The Partition of Ireland

As we all know, sometimes the least likely outcome in history is the one that happens. One of the oddest decisions ever was the way that Ireland was partitioned over Home Rule. Various nationalist areas, such as southern Derry/Londonderry, South Armagh and Fermanagh were included in Northern Ireland to most people's surprise. Allegedly, South Armagh was included on the basis that it had a useful river in it, for example.

ITTL, the POD is simply that the Boundary Commission did a more thorough job.

James Craig was happy with the results of his handiwork. He and his fellow Unionist leaders had secured a Protestant Ulster which would run itself separately from the rest of the Ireland for now.

Well, Ulster is a bit far-fetched a description. Of the nine historical counties, Donegal, Cavan and Monaghan had been shorn off in their entirety. Of the remaining six counties, most of Armagh south of Newry had been assigned to the South as part of County Louth, as had a sizeable piece of Fermanagh and parts of Tyrone, including the heavily Catholic town of Strabane.

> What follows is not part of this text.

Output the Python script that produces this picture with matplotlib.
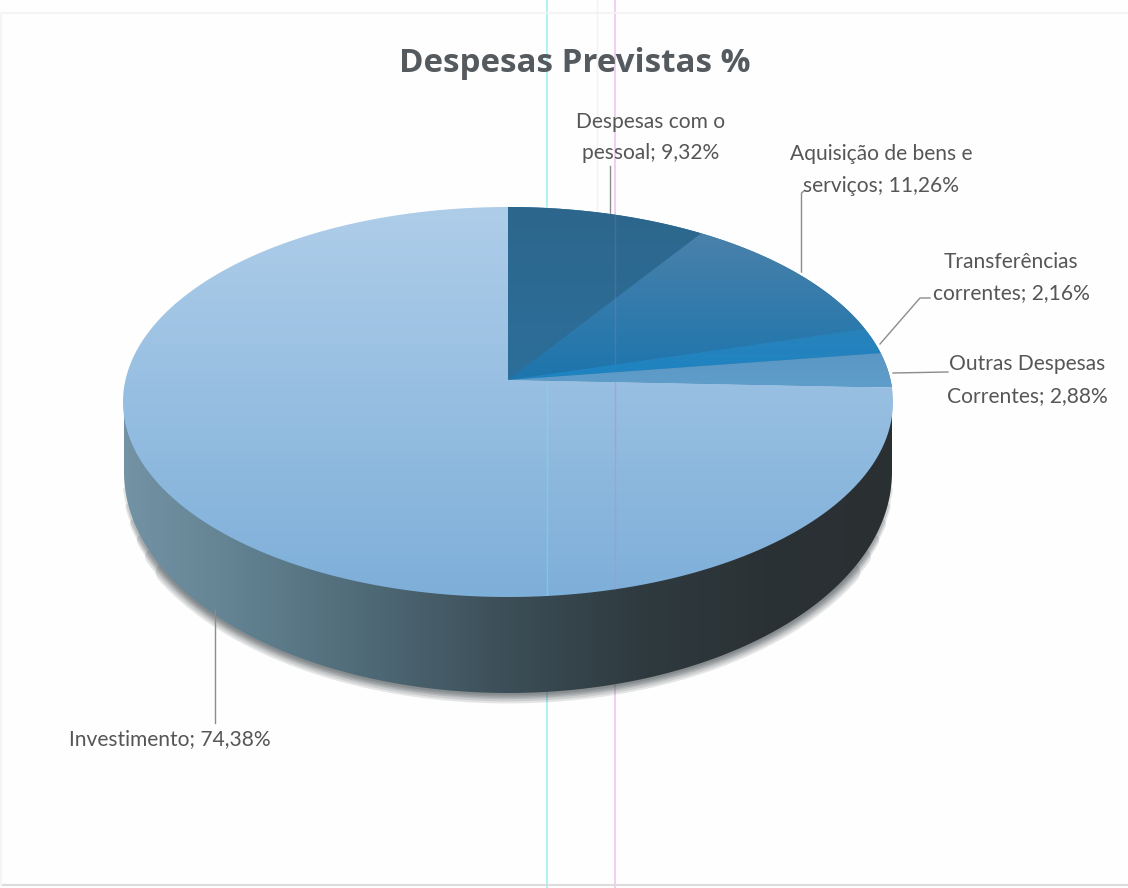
'''

  Despesas Previstas % - 3D style pie rebuilt from its percentages

'''

# Load required modules

import numpy as np
from matplotlib import pyplot as plt
from matplotlib.colors import LinearSegmentedColormap
from matplotlib.patches import Polygon

# Chart data

categories = ['Despesas com o\npessoal', 'Aquisição de bens e\nserviços', 'Transferências\ncorrentes',
              'Outras Despesas\nCorrentes', 'Investimento']
values = [9.32, 11.26, 2.16, 2.88, 74.38]
title = 'Despesas Previstas %'

# Geometry of the tilted pie (pixels)

cx, cy = 508., 402.
a, b = 385., 195.
k = 0.113  # moves the apex up from the ellipse centre, gives the perspective
# bottom rim of the wall is a separate, rounder ellipse
by, ba, bb = 472., 384., 221.


def project(frac):
    # fraction of the circle (clockwise from the top) -> point on the rim
    th = 2*np.pi*np.asarray(frac)
    u, v = np.sin(th), np.cos(th)
    den = 1 + k*v
    return cx + a*u*np.sqrt(1 - k**2)/den, cy - b*(v + k)/den


def gradient(ax, cols, extent, clip, horizontal=False, z=3):
    cmap = LinearSegmentedColormap.from_list('g', cols)
    grad = np.linspace(0, 1, 256)
    grad = grad[None, :] if horizontal else grad[:, None]
    im = ax.imshow(grad, cmap=cmap, extent=extent, aspect='auto', zorder=z, interpolation='bilinear')
    im.set_clip_path(clip)


fig = plt.figure(figsize=(11.28, 8.88), dpi=100, facecolor='#fefefe')
ax = fig.add_axes([0, 0, 1, 1])

# Scan marks behind the chart

ax.plot([547, 547], [0, 888], color='#a9f1f3', lw=1.3, zorder=1)
ax.plot([614.5, 614.5], [0, 888], color='#efc6f2', lw=1.2, zorder=1)
ax.plot([597, 597], [0, 215], color='#f8f0f8', lw=1, zorder=1)
ax.plot([0, 1128], [13, 13], color='#f2f2f2', lw=1.2, zorder=1)
ax.plot([0, 1128], [885, 885], color='#dcdcdc', lw=1.5, zorder=1)
ax.plot([1, 1], [13, 885], color='#f5f5f5', lw=1.5, zorder=1)

# Side wall with soft shadow along the bottom rim

ph = np.linspace(0, np.pi, 400)
wx = cx - ba*np.cos(ph)
wy = by + bb*np.sin(ph)
wall = np.vstack([[[cx - ba, cy + 5]], np.column_stack([wx, wy]), [[cx + ba, cy + 5]]])
for lw, cut in [(15, 60), (12, 50), (9, 40), (7, 30), (5, 20), (3, 10)]:
    # wider strokes stop earlier so that the ends fade out
    ax.plot(wx[cut:-cut], wy[cut:-cut], color='#30383c', lw=lw, alpha=0.13, zorder=2, solid_capstyle='round')
clip = Polygon(wall, closed=True, fc='none', ec='none', zorder=3)
ax.add_patch(clip)
gradient(ax, ['#7393a5', '#607f8e', '#4d6774', '#3c4e57', '#2f3b40', '#2b3235', '#2a2f32'],
         [cx - ba, cx + ba, by + bb, cy], clip, horizontal=True)

# Top face, one clipped gradient per slice

face_cols = [['#2c668c', '#2d6f9a'],
             ['#4a81aa', '#1c75ad'],
             ['#2a82ba', '#1c84c2'],
             ['#5b97c4', '#5f9dcb'],
             ['#aecde9', '#7eafd9']]
starts = np.cumsum([0] + values[:-1])/np.sum(values)
ends = np.cumsum(values)/np.sum(values)
apex = (cx, cy - b*k)

# base under the dark slices hides the seams of the clip paths
px, py = project(np.linspace(starts[0], ends[3], 300))
ax.add_patch(Polygon(np.vstack([[apex], np.column_stack([px, py])]), closed=True, fc='#2b74a8', ec='none', zorder=3.5))

faces = []
for ed in [4, 0, 1, 2, 3]:
    px, py = project(np.linspace(starts[ed], ends[ed], 300))
    verts = np.vstack([[apex], np.column_stack([px, py])])
    poly = Polygon(verts, closed=True, fc='none', ec='none', zorder=4)
    ax.add_patch(poly)
    faces.append(poly)
    ext = [verts[:, 0].min(), verts[:, 0].max(), verts[:, 1].max(), verts[:, 1].min()]
    gradient(ax, face_cols[ed], ext, poly, z=4)

# Scan marks again, fainter over the face

ln, = ax.plot([547, 547], [cy - b, cy + b], color='#7fdde8', lw=1, alpha=0.5, zorder=5)
ln.set_clip_path(faces[0])
ln, = ax.plot([614.5, 614.5], [cy - b, cy + b], color='#b58fd0', lw=1, alpha=0.6, zorder=5)
ln.set_clip_path(faces[0])
for ed in [1, 2]:
    ln, = ax.plot([614.5, 614.5], [cy - b, cy + b], color='#b58fd0', lw=1, alpha=0.2, zorder=5)
    ln.set_clip_path(faces[ed])

# Leader lines

lead = '#8c8c8c'
ax.plot([610, 610], [166, 213], color=lead, lw=1, zorder=6)
ax.plot([804, 801.5, 801.5], [191, 193, 272], color=lead, lw=1, zorder=6)
ax.plot([930, 920, 880], [298, 298, 344], color=lead, lw=1, zorder=6)
ax.plot([948, 893], [372, 373], color=lead, lw=1, zorder=6)
ax.plot([215, 215], [610, 723], color=lead, lw=1, zorder=6)

# Labels

tcol = '#565656'
fnt = 'Lato'
lx = [651, 881, 1011, 1027, 170]
ly = [137.5, 170, 277.5, 380, 739]
for ed in range(len(categories)):
    txt = categories[ed] + '; ' + ('%.2f' % values[ed]).replace('.', ',') + '%'
    ax.text(lx[ed], ly[ed], txt, ha='center', va='center', fontsize=15.1, color=tcol,
            family=fnt, linespacing=1.73, zorder=7)
ax.text(575, 63, title, ha='center', va='center', fontsize=23.9, fontweight='bold',
        color='#555a5f', family='Open Sans', zorder=7)

ax.set_xlim(0, 1128)
ax.set_ylim(888, 0)
ax.axis('off')
plt.savefig('out.png', dpi=100, facecolor=fig.get_facecolor())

As partition approached on 3rd May 1921, there were huge upheavals. Border Protestants who were not landowners began to stream out of Armagh and Fermanagh and into (notably) Londonderry and Newry. Many Catholics went a similar way, with a particular exodus of disappointed Nationalists leaving for the new regime in the South.
 
No thoughts on the idea?

SteveW

It would probably be a more stable situation that what occurred, especially if there was a transfer of minority populations. You would probably still have a civil war in Ireland over the issue and later attacks by the hard liners against the north. However that would be far more difficult without a core of Catholics in the territory to hide behind.

Steve
 

Deleted member 5719

I heard a radio 4 sho on this topic in the early 90's, a provisional ra man and a British Conservative both agreed that the partition would last, leaving 2 states in Ireland co-existing more or less peacefully. :eek:

For my money, leftist protestant republicanism would have been a powerful force in the North, especially given population transfers reducing sectarian strife. Even OTL, there was a protestant IRA company in Belfast until the 60's.
 
I met a catholic woman who worked for the DUP once. Nutter. Don't get me wrong, I can understand a catholic unionist, but a DUP one?!

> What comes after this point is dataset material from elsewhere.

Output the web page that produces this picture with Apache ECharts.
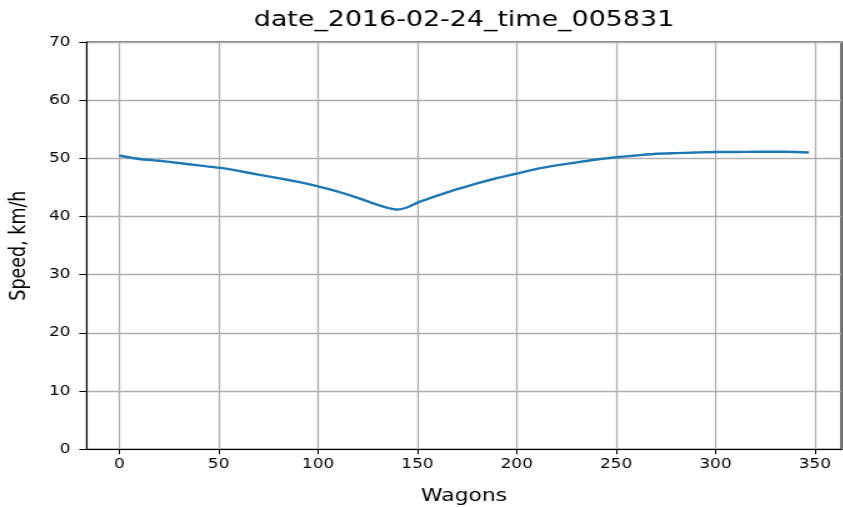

I'm not sure that mass transfers of populations would have ended any more happily than what happened OTL, they don't have a particularly good history, if we look at Greece - Turkey, India - Pakistan etc.

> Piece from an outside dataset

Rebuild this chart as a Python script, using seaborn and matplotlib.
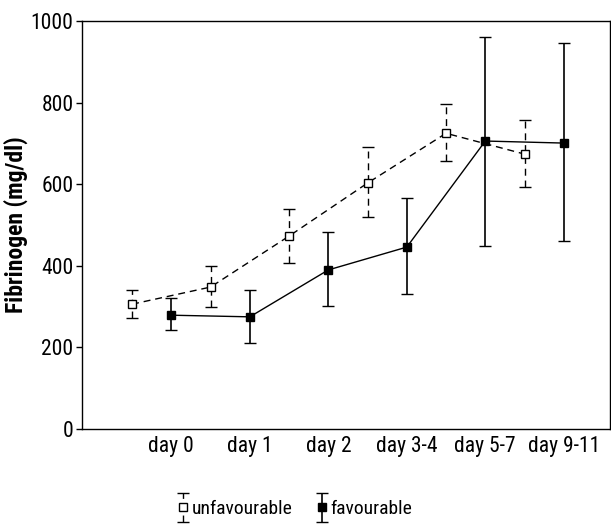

Some Unionists have proposed a smaller more protestant north, based around Belfast and Bangor, that would have been more integrated into the UK.

It's also interesting to look at Liverpool, where working class people historically voted Tory if protestant and Labour if catholic, and where Ulster Unionists actually stood in some elections, could some sort of cross sea state have been formed based around a Liverpool - Belfast axis?

I think that if independence had been granted to a united Irish Free State in 1921, then contrary to belief the North East would have remained under tight priviliged protestant control, that would if anything have been worse than OTL, with the Free State government buying peace with the unionists, and probably agreeing to a powerful devolved administration, that would have been even freer to discriminate against catholics than OTL.

The civil war would then probably have been worse, with a much greater sense of betrayal towards the Free Staters, and them probably using northern protestant units.